§ GIVEN MATERIAL:

▬▬▬

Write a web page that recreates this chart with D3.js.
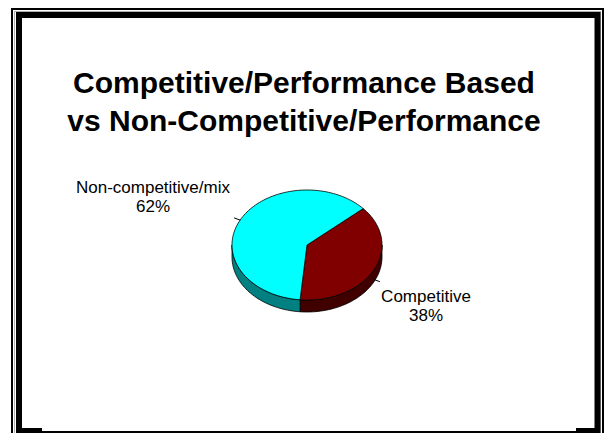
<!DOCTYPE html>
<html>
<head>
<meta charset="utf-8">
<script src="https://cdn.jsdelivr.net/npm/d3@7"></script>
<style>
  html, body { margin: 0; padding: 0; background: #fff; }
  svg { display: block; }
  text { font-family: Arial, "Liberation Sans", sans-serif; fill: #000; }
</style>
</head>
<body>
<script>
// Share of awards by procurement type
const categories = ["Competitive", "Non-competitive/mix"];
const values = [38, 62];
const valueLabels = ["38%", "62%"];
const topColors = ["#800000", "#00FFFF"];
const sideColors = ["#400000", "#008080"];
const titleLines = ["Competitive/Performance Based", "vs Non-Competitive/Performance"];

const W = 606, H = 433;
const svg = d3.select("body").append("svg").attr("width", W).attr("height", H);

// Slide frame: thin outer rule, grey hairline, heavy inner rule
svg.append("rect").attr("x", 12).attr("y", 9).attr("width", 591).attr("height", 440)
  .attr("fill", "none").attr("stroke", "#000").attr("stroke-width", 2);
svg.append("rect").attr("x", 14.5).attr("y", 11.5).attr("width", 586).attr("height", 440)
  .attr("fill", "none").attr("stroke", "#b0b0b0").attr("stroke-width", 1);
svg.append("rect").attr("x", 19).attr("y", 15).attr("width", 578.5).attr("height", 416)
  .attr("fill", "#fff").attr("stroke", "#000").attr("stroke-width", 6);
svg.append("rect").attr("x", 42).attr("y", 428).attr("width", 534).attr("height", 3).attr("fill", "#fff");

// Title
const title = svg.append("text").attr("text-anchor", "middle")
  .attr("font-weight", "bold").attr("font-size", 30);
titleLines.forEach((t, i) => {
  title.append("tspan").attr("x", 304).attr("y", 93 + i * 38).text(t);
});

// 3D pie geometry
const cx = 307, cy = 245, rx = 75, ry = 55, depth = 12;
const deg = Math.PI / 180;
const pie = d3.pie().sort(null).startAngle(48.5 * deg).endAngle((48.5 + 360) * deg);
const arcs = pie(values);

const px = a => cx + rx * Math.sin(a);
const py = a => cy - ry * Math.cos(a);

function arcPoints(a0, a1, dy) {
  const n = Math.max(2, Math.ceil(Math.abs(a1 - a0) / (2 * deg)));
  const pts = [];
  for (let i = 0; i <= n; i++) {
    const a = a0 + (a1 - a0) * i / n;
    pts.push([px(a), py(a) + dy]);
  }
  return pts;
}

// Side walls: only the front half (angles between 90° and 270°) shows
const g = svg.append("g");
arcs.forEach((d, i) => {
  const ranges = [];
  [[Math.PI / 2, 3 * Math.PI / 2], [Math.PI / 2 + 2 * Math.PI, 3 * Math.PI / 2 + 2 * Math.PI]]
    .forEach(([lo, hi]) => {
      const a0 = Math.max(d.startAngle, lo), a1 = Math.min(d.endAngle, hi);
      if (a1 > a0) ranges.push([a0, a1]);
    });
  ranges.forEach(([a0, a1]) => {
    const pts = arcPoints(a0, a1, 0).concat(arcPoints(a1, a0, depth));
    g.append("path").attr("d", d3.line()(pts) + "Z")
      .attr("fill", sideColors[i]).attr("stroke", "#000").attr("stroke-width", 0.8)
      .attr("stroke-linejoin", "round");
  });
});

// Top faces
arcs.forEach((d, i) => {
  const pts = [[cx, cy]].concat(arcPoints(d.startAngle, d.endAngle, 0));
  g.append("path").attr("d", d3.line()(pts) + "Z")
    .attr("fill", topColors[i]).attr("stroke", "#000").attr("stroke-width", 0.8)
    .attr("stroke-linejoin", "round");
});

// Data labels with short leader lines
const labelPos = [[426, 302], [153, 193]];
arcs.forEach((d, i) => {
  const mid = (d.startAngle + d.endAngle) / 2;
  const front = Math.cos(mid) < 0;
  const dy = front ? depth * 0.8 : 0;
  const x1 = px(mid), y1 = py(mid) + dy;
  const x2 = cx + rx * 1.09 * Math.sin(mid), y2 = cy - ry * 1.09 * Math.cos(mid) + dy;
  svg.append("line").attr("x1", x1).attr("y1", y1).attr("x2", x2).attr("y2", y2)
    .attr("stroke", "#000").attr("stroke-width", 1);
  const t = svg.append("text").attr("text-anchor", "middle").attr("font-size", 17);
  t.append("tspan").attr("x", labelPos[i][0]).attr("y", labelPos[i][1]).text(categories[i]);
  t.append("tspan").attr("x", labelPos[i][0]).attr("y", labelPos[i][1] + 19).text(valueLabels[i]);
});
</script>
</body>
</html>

▬▬▬

§ PROBLEM STATEMENT: Copy each line above precisely, dropping the pictures.

§ THE REPLY:
Write a web page that recreates this chart with D3.js.
<!DOCTYPE html>
<html>
<head>
<meta charset="utf-8">
<script src="https://cdn.jsdelivr.net/npm/d3@7"></script>
<style>
  html, body { margin: 0; padding: 0; background: #fff; }
  svg { display: block; }
  text { font-family: Arial, "Liberation Sans", sans-serif; fill: #000; }
</style>
</head>
<body>
<script>
// Share of awards by procurement type
const categories = ["Competitive", "Non-competitive/mix"];
const values = [38, 62];
const valueLabels = ["38%", "62%"];
const topColors = ["#800000", "#00FFFF"];
const sideColors = ["#400000", "#008080"];
const titleLines = ["Competitive/Performance Based", "vs Non-Competitive/Performance"];

const W = 606, H = 433;
const svg = d3.select("body").append("svg").attr("width", W).attr("height", H);

// Slide frame: thin outer rule, grey hairline, heavy inner rule
svg.append("rect").attr("x", 12).attr("y", 9).attr("width", 591).attr("height", 440)
  .attr("fill", "none").attr("stroke", "#000").attr("stroke-width", 2);
svg.append("rect").attr("x", 14.5).attr("y", 11.5).attr("width", 586).attr("height", 440)
  .attr("fill", "none").attr("stroke", "#b0b0b0").attr("stroke-width", 1);
svg.append("rect").attr("x", 19).attr("y", 15).attr("width", 578.5).attr("height", 416)
  .attr("fill", "#fff").attr("stroke", "#000").attr("stroke-width", 6);
svg.append("rect").attr("x", 42).attr("y", 428).attr("width", 534).attr("height", 3).attr("fill", "#fff");

// Title
const title = svg.append("text").attr("text-anchor", "middle")
  .attr("font-weight", "bold").attr("font-size", 30);
titleLines.forEach((t, i) => {
  title.append("tspan").attr("x", 304).attr("y", 93 + i * 38).text(t);
});

// 3D pie geometry
const cx = 307, cy = 245, rx = 75, ry = 55, depth = 12;
const deg = Math.PI / 180;
const pie = d3.pie().sort(null).startAngle(48.5 * deg).endAngle((48.5 + 360) * deg);
const arcs = pie(values);

const px = a => cx + rx * Math.sin(a);
const py = a => cy - ry * Math.cos(a);

function arcPoints(a0, a1, dy) {
  const n = Math.max(2, Math.ceil(Math.abs(a1 - a0) / (2 * deg)));
  const pts = [];
  for (let i = 0; i <= n; i++) {
    const a = a0 + (a1 - a0) * i / n;
    pts.push([px(a), py(a) + dy]);
  }
  return pts;
}

// Side walls: only the front half (angles between 90° and 270°) shows
const g = svg.append("g");
arcs.forEach((d, i) => {
  const ranges = [];
  [[Math.PI / 2, 3 * Math.PI / 2], [Math.PI / 2 + 2 * Math.PI, 3 * Math.PI / 2 + 2 * Math.PI]]
    .forEach(([lo, hi]) => {
      const a0 = Math.max(d.startAngle, lo), a1 = Math.min(d.endAngle, hi);
      if (a1 > a0) ranges.push([a0, a1]);
    });
  ranges.forEach(([a0, a1]) => {
    const pts = arcPoints(a0, a1, 0).concat(arcPoints(a1, a0, depth));
    g.append("path").attr("d", d3.line()(pts) + "Z")
      .attr("fill", sideColors[i]).attr("stroke", "#000").attr("stroke-width", 0.8)
      .attr("stroke-linejoin", "round");
  });
});

// Top faces
arcs.forEach((d, i) => {
  const pts = [[cx, cy]].concat(arcPoints(d.startAngle, d.endAngle, 0));
  g.append("path").attr("d", d3.line()(pts) + "Z")
    .attr("fill", topColors[i]).attr("stroke", "#000").attr("stroke-width", 0.8)
    .attr("stroke-linejoin", "round");
});

// Data labels with short leader lines
const labelPos = [[426, 302], [153, 193]];
arcs.forEach((d, i) => {
  const mid = (d.startAngle + d.endAngle) / 2;
  const front = Math.cos(mid) < 0;
  const dy = front ? depth * 0.8 : 0;
  const x1 = px(mid), y1 = py(mid) + dy;
  const x2 = cx + rx * 1.09 * Math.sin(mid), y2 = cy - ry * 1.09 * Math.cos(mid) + dy;
  svg.append("line").attr("x1", x1).attr("y1", y1).attr("x2", x2).attr("y2", y2)
    .attr("stroke", "#000").attr("stroke-width", 1);
  const t = svg.append("text").attr("text-anchor", "middle").attr("font-size", 17);
  t.append("tspan").attr("x", labelPos[i][0]).attr("y", labelPos[i][1]).text(categories[i]);
  t.append("tspan").attr("x", labelPos[i][0]).attr("y", labelPos[i][1] + 19).text(valueLabels[i]);
});
</script>
</body>
</html>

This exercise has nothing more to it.